One of the advantages of this field data collection methodology is in the ability to recognise where additional field information is required. The operator can immediately determine whether or not further actions need to be taken to collect data to either improve positional accuracy or in identifying or describing features and their condition. This can save significantly in data collection costs that would have been incurred by revisiting site/s to revise data after discrepancies were identified in an office situation when trying to resolve a conflation issue.
If the correct structure is implemented within the database then it can be possible to also ensure that new, less correct data is not being used to overwrite older but more correct data as this data collection occurs.
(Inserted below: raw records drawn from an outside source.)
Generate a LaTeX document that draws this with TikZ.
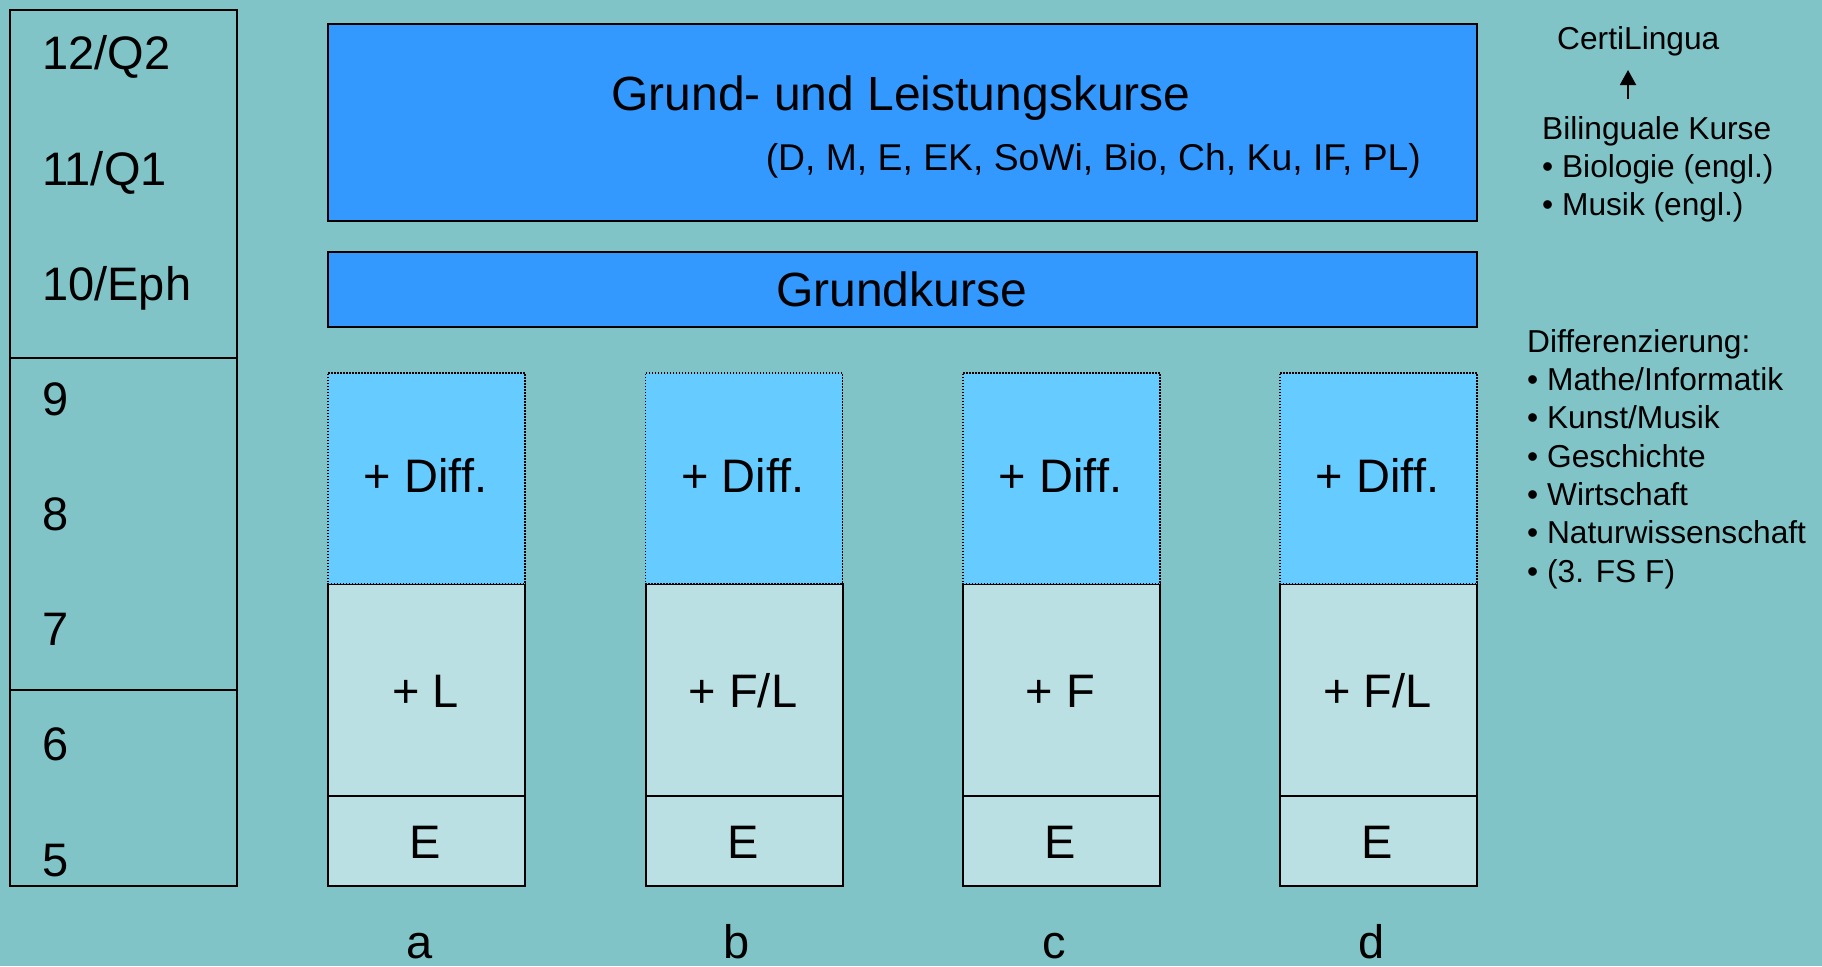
\documentclass[tikz,border=0pt]{standalone}
\usepackage{fontspec}
\setmainfont{Liberation Sans}
\usetikzlibrary{arrows.meta}
\definecolor{bg}{HTML}{80C4C8}
\definecolor{dblue}{HTML}{3399FF}
\definecolor{lblue}{HTML}{66CCFF}
\definecolor{pale}{HTML}{BBE0E3}
\newcommand\mkcol[4]{%
  \node[box, fill=pale, minimum width=197pt, minimum height=90pt] (E#2) at (#1,795) {};
  \node[box, fill=pale, minimum width=197pt, minimum height=212pt] (L#2) at (#1,583) {};
  \node[diffbox, minimum width=197pt, minimum height=211pt] (D#2) at (#1,372) {};
  \node[big, anchor=base] (tD#2) at ({#1+98.5},492) {+ Diff.};
  \node[big, anchor=base] (tL#2) at ({#1+98.5},707) {#3};
  \node[big, anchor=base] (tE#2) at ({#1+98.5},858) {E};
  \node[big, anchor=base, text depth=0pt] (lab#2) at ({#1+92.5},958) {#4};
}
\begin{document}
\begin{tikzpicture}[x=1pt,y=-1pt,
  box/.style={draw=black, line width=2pt, rectangle, inner sep=0pt, anchor=north west},
  diffbox/.style={box, fill=lblue, line width=1.5pt, dash pattern=on 1.5pt off 1.5pt},
  big/.style={font=\fontsize{47}{56}\selectfont, inner sep=0pt},
  huge/.style={font=\fontsize{48}{57}\selectfont, inner sep=0pt},
  midf/.style={font=\fontsize{37.3}{44}\selectfont, inner sep=0pt},
  small/.style={font=\fontsize{31.7}{38}\selectfont, inner sep=0pt, anchor=base west}]
\useasboundingbox[fill=bg] (0,0) rectangle (1822,966);

% left grade column
\node[box, minimum width=227pt, minimum height=348pt] (sek2) at (9,9) {};
\node[box, minimum width=227pt, minimum height=332pt] (sek1) at (9,357) {};
\node[box, minimum width=227pt, minimum height=196pt] (erp) at (9,689) {};
\node[big, anchor=base west] (g12) at (42,70) {12/Q2};
\node[big, anchor=base west] (g11) at (42,185) {11/Q1};
\node[big, anchor=base west] (g10) at (42,300) {10/Eph};
\node[big, anchor=base west] (g9) at (42,415) {9};
\node[big, anchor=base west] (g8) at (42,530) {8};
\node[big, anchor=base west] (g7) at (42,645) {7};
\node[big, anchor=base west] (g6) at (42,760) {6};
\node[big, anchor=base west] (g5) at (42,876) {5};

% upper boxes
\node[box, fill=dblue, minimum width=1149pt, minimum height=197pt] (lk) at (327,23) {};
\node[huge, anchor=base] (tlk) at (901,110) {Grund- und Leistungskurse};
\node[midf, anchor=base east] (tlk2) at (1421,170) {(D, M, E, EK, SoWi, Bio, Ch, Ku, IF, PL)};
\node[box, fill=dblue, minimum width=1149pt, minimum height=75pt] (gk) at (327,251) {};
\node[huge, anchor=base] (tgk) at (901.5,306) {Grundkurse};

% columns
\mkcol{327}{a}{+ L}{a}
\mkcol{644.5}{b}{+ F/L}{b}
\mkcol{962}{c}{+ F}{c}
\mkcol{1279}{d}{+ F/L}{d}

% right side
\node[small] (certi) at (1557,49) {CertiLingua};
\coordinate (arrS) at (1628,99);
\coordinate (arrT) at (1628,70);
\draw[line width=2pt, -{Triangle[width=16pt,length=15pt]}] (arrS) -- (arrT);
\node[small] (bil) at (1542,139) {Bilinguale Kurse};
\node[small] (bil1) at (1542,177) {• Biologie (engl.)};
\node[small] (bil2) at (1542,215) {• Musik (engl.)};
\node[small] (dif) at (1527,352) {Differenzierung:};
\node[small] (dif1) at (1527,390) {• Mathe/Informatik};
\node[small] (dif2) at (1527,428) {• Kunst/Musik};
\node[small] (dif3) at (1527,467) {• Geschichte};
\node[small] (dif4) at (1527,505) {• Wirtschaft};
\node[small] (dif5) at (1527,543) {• Naturwissenschaft};
\node[small] (dif6) at (1527,582) {• (3. FS F)};
\end{tikzpicture}
\end{document}
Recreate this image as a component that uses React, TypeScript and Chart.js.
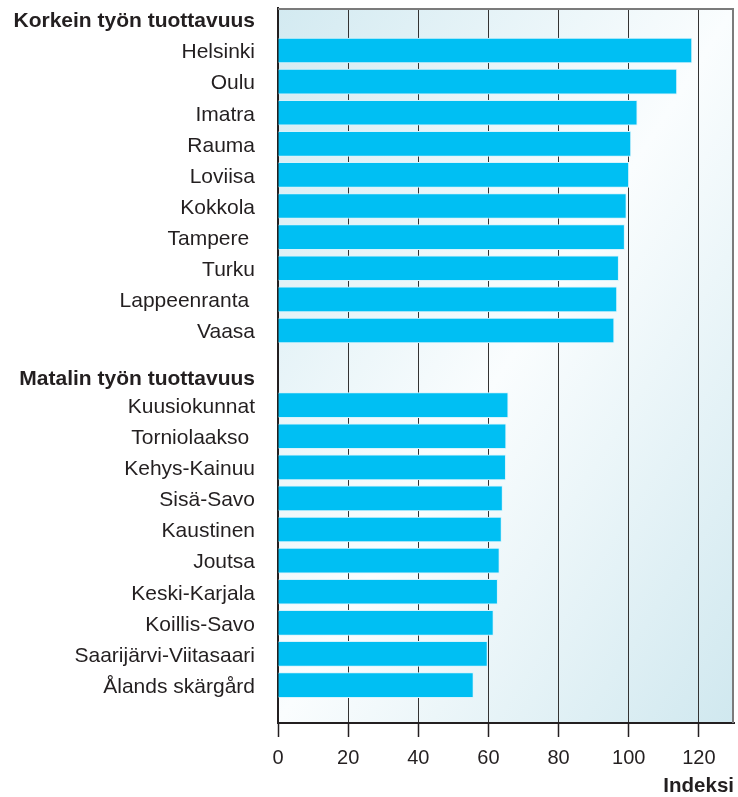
import React, { useEffect, useRef } from 'react';
import { Chart, registerables } from 'chart.js';

Chart.register(...registerables);

const HEADER_HIGH = 'Korkein työn tuottavuus';
const HEADER_LOW = 'Matalin työn tuottavuus';
const highLabels = ['Helsinki', 'Oulu', 'Imatra', 'Rauma', 'Loviisa', 'Kokkola', 'Tampere ', 'Turku', 'Lappeenranta ', 'Vaasa'];
const highValues = [118.0, 113.7, 102.4, 100.6, 100.0, 99.3, 98.8, 97.1, 96.6, 95.8];
const lowLabels = ['Kuusiokunnat', 'Torniolaakso ', 'Kehys-Kainuu', 'Sisä-Savo', 'Kaustinen', 'Joutsa', 'Keski-Karjala', 'Koillis-Savo', 'Saarijärvi-Viitasaari', 'Ålands skärgård'];
const lowValues = [65.6, 65.0, 64.9, 64.0, 63.7, 63.1, 62.6, 61.4, 59.7, 55.7];
const xTicks = [0, 20, 40, 60, 80, 100, 120];
const X_MAX = 130;
const AXIS_TITLE = 'Indeksi';

// row layout (in row units) of the category axis
const HEADER_HIGH_ROW = 0;
const HIGH_START_ROW = 1;
const HEADER_LOW_ROW = 11.5;
const LOW_START_ROW = 12.4;
const Y_MIN = -0.367;
const Y_MAX = 22.62;

const FONT = 'Liberation Sans, Arial, Helvetica, sans-serif';
const TEXT = '#231f20';

const highRows = highLabels.map((_, i) => HIGH_START_ROW + i);
const lowRows = lowLabels.map((_, i) => LOW_START_ROW + i);

const key = (v: number) => v.toFixed(2);
const rowLabel = new Map<string, string>();
rowLabel.set(key(HEADER_HIGH_ROW), HEADER_HIGH);
rowLabel.set(key(HEADER_LOW_ROW), HEADER_LOW);
highRows.forEach((r, i) => rowLabel.set(key(r), highLabels[i]));
lowRows.forEach((r, i) => rowLabel.set(key(r), lowLabels[i]));
const headerRows = new Set([key(HEADER_HIGH_ROW), key(HEADER_LOW_ROW)]);
const allRows = [HEADER_HIGH_ROW, ...highRows, HEADER_LOW_ROW, ...lowRows];

const barData = [
  ...highValues.map((v, i) => ({ x: v, y: highRows[i] })),
  ...lowValues.map((v, i) => ({ x: v, y: lowRows[i] })),
];

const bgFramePlugin = {
  id: 'bgFrame',
  beforeDraw(chart: any) {
    const { ctx, chartArea: a } = chart;
    const w = a.right - a.left;
    const h = a.bottom - a.top;
    const cx = (a.left + a.right) / 2;
    const cy = (a.top + a.bottom) / 2;
    const len = Math.hypot(w, h);
    const dx = h / len;
    const dy = w / len;
    const L = (w * h) / len;
    const g = ctx.createLinearGradient(cx - dx * L, cy - dy * L, cx + dx * L, cy + dy * L);
    g.addColorStop(0, '#d3eaf1');
    g.addColorStop(0.5, '#fafdfe');
    g.addColorStop(1, '#d0e8ef');
    ctx.save();
    ctx.fillStyle = g;
    ctx.fillRect(a.left, a.top, w, h);
    ctx.restore();
  },
  afterDraw(chart: any) {
    const { ctx, chartArea: a } = chart;
    ctx.save();
    ctx.strokeStyle = '#7b7b7b';
    ctx.lineWidth = 2;
    ctx.beginPath();
    ctx.moveTo(a.left, a.top + 1);
    ctx.lineTo(a.right - 1, a.top + 1);
    ctx.lineTo(a.right - 1, a.bottom);
    ctx.stroke();
    ctx.restore();
  },
};

export default function App() {
  const ref = useRef<HTMLCanvasElement | null>(null);

  useEffect(() => {
    if (!ref.current) return;
    Chart.defaults.font.family = FONT;
    const chart = new Chart(ref.current, {
      type: 'bar',
      data: {
        datasets: [
          {
            data: barData as any,
            backgroundColor: '#00bff3',
            borderColor: '#d8f3fc',
            borderWidth: 1,
            borderSkipped: 'start',
            barThickness: 25,
          },
        ],
      },
      plugins: [bgFramePlugin],
      options: {
        indexAxis: 'y',
        responsive: false,
        animation: false,
        layout: { padding: { top: 8, right: 4, left: 0, bottom: 0 } },
        plugins: { legend: { display: false }, tooltip: { enabled: false } },
        scales: {
          x: {
            type: 'linear',
            position: 'bottom',
            min: 0,
            max: X_MAX,
            afterBuildTicks: (s: any) => {
              s.ticks = xTicks.map((v) => ({ value: v }));
            },
            afterFit: (s: any) => {
              s.height = 74;
              s.paddingLeft = 0;
              s.paddingRight = 0;
            },
            grid: {
              display: true,
              color: '#333333',
              lineWidth: 1,
              drawTicks: true,
              tickLength: 14,
              tickColor: TEXT,
              tickWidth: 1.5,
            },
            border: { display: true, color: TEXT, width: 2 },
            ticks: {
              padding: 9,
              color: TEXT,
              maxRotation: 0,
              autoSkip: false,
              font: { size: 20, family: FONT },
            },
            title: {
              display: true,
              text: AXIS_TITLE,
              align: 'end',
              color: TEXT,
              padding: 0,
              font: { size: 20.5, weight: 'bold', lineHeight: 1, family: FONT },
            },
          },
          y: {
            type: 'linear',
            reverse: true,
            offset: false,
            min: Y_MIN,
            max: Y_MAX,
            afterBuildTicks: (s: any) => {
              s.ticks = allRows.map((v) => ({ value: v }));
            },
            afterFit: (s: any) => {
              s.width = 278;
              s.paddingTop = 0;
              s.paddingBottom = 0;
            },
            grid: { display: false, drawTicks: false, offset: false },
            border: { display: true, color: TEXT, width: 2 },
            ticks: {
              autoSkip: false,
              padding: 23,
              labelOffset: 2,
              color: TEXT,
              callback: (v: any) => rowLabel.get(key(Number(v))) ?? '',
              font: (c: any) => ({
                family: FONT,
                size: 21,
                weight: c.tick && headerRows.has(key(c.tick.value)) ? 'bold' : 'normal',
              }),
            },
          },
        },
      } as any,
    });
    return () => chart.destroy();
  }, []);

  return (
    <div style={{ position: 'absolute', left: 0, top: 0, width: 738, height: 797 }}>
      <canvas ref={ref} width={738} height={797} style={{ display: 'block' }} />
    </div>
  );
}
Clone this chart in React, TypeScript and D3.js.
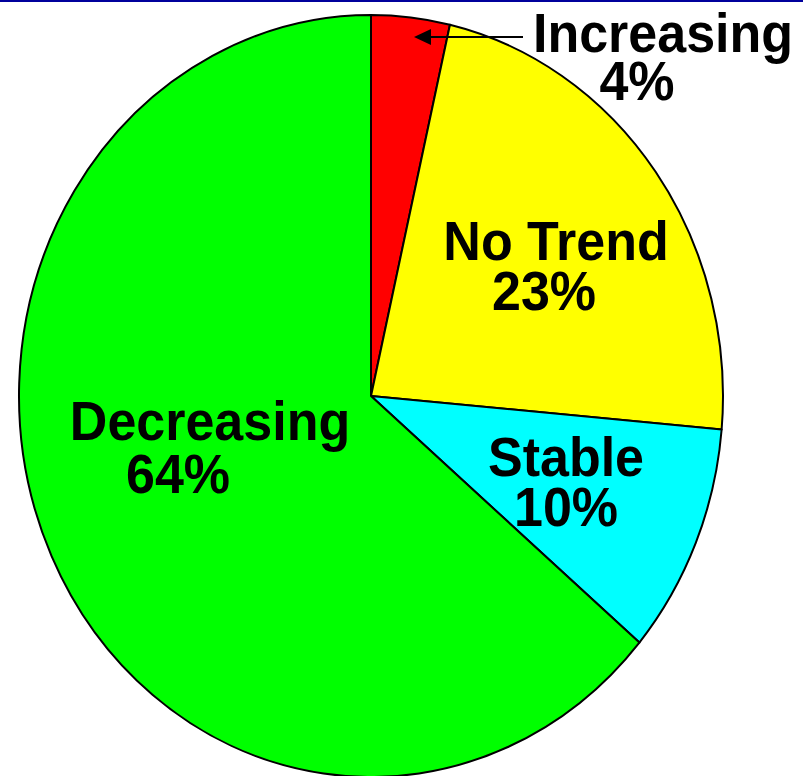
import React, { useEffect, useRef } from "react";
import * as d3 from "d3";

// slices, clockwise from 12 o'clock
const categories = ["Increasing", "No Trend", "Stable", "Decreasing"];
const shares = [3.6, 22.8, 9.8, 63.8];
const percentLabels = ["4%", "23%", "10%", "64%"];
const sliceColors = ["#ff0000", "#ffff00", "#00ffff", "#00ff00"];

// where each two-line label sits (centre x of each line, baselines)
const labelLayout = [
  { x1: 663, y1: 52, x2: 637, y2: 100 },
  { x1: 556, y1: 260, x2: 544, y2: 310 },
  { x1: 566, y1: 476, x2: 566, y2: 526 },
  { x1: 210, y1: 440, x2: 178, y2: 493 },
];

const App: React.FC = () => {
  const svgRef = useRef<SVGSVGElement>(null);

  useEffect(() => {
    const width = 803;
    const height = 776;
    const cx = 371;
    const cy = 396;
    const rx = 352;
    const ry = 381;

    const svg = d3.select(svgRef.current);
    svg.selectAll("*").remove();
    svg.attr("width", width).attr("height", height);

    svg
      .append("rect")
      .attr("x", 0)
      .attr("y", 0)
      .attr("width", width)
      .attr("height", height)
      .attr("fill", "#ffffff");

    // navy rule at the very top
    svg
      .append("rect")
      .attr("x", 0)
      .attr("y", 0)
      .attr("width", width)
      .attr("height", 2)
      .attr("fill", "#00009c");

    const pie = d3
      .pie<number>()
      .sort(null)
      .value((d) => d);

    const arc = d3.arc<d3.PieArcDatum<number>>().innerRadius(0).outerRadius(rx);

    // pie is drawn as a circle and stretched a bit vertically, like the original
    const g = svg
      .append("g")
      .attr("transform", `translate(${cx},${cy}) scale(1,${ry / rx})`);

    g.selectAll("path")
      .data(pie(shares))
      .enter()
      .append("path")
      .attr("d", arc)
      .attr("fill", (_d, i) => sliceColors[i])
      .attr("stroke", "#000")
      .attr("stroke-width", 2)
      .attr("stroke-linejoin", "round")
      .attr("vector-effect", "non-scaling-stroke");

    // leader arrow for the small slice
    svg
      .append("line")
      .attr("x1", 523)
      .attr("y1", 37)
      .attr("x2", 420)
      .attr("y2", 37)
      .attr("stroke", "#000")
      .attr("stroke-width", 2);

    svg
      .append("path")
      .attr("d", "M414,37 L431,29 L431,45 Z")
      .attr("fill", "#000");

    const stretch = ry / rx;
    const labels = svg.append("g");
    categories.forEach((name, i) => {
      const p = labelLayout[i];
      [
        { t: name, x: p.x1, y: p.y1 },
        { t: percentLabels[i], x: p.x2, y: p.y2 },
      ].forEach((line) => {
        labels
          .append("text")
          .attr("transform", `translate(${line.x},${line.y}) scale(1,${stretch})`)
          .attr("text-anchor", "middle")
          .attr("font-family", "'Liberation Sans', Arial, sans-serif")
          .attr("font-weight", "bold")
          .attr("font-size", 52)
          .attr("fill", "#000")
          .text(line.t);
      });
    });
  }, []);

  return (
    <div style={{ position: "absolute", left: 0, top: 0, width: 803, height: 776 }}>
      <svg ref={svgRef} style={{ display: "block" }}></svg>
    </div>
  );
};

export default App;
The concept is that there is one dataset and not multiples and that the dataset can be updated in real-time. This is not necessarily easy, due to structural and operational requirements, however it is one way to deal with data conflation.
As part of this discussion, this brings us to positional uncertainty, with regard to coordinate position results collected by GNSS. In the past various methods have been utilised to specify the accuracy of surveys and coordinates. Surveyors typically used a class and order structure that was used to indicate the quality of results obtained from observations in control surveys. It is now being promoted that the use of positional uncertainty should be utilised on a more widespread basis, especially in a GIS sense to, as a minimum, tag coordinates with a quality indicator that may allow relative positioning from disparate datasets to be more reasonably performed.
As part of the overall progress towards the improvement of datasets and the minimisation of conflation in a GNSS sense, there has been considerable effort put forward in developing an Australian Strategic Plan for GNSS, published by the Australian Spatial Consortium and available on the CRCSI website (www.crcsi.com.au). The development of a more unified approach to the progress of GNSS use within Australia is outlined with a possible direction to follow. Although published in 2012, it is probably worth another look to either further follow this path or make adaptations to its current course to ensure a forward momentum and that opportunities are not lost.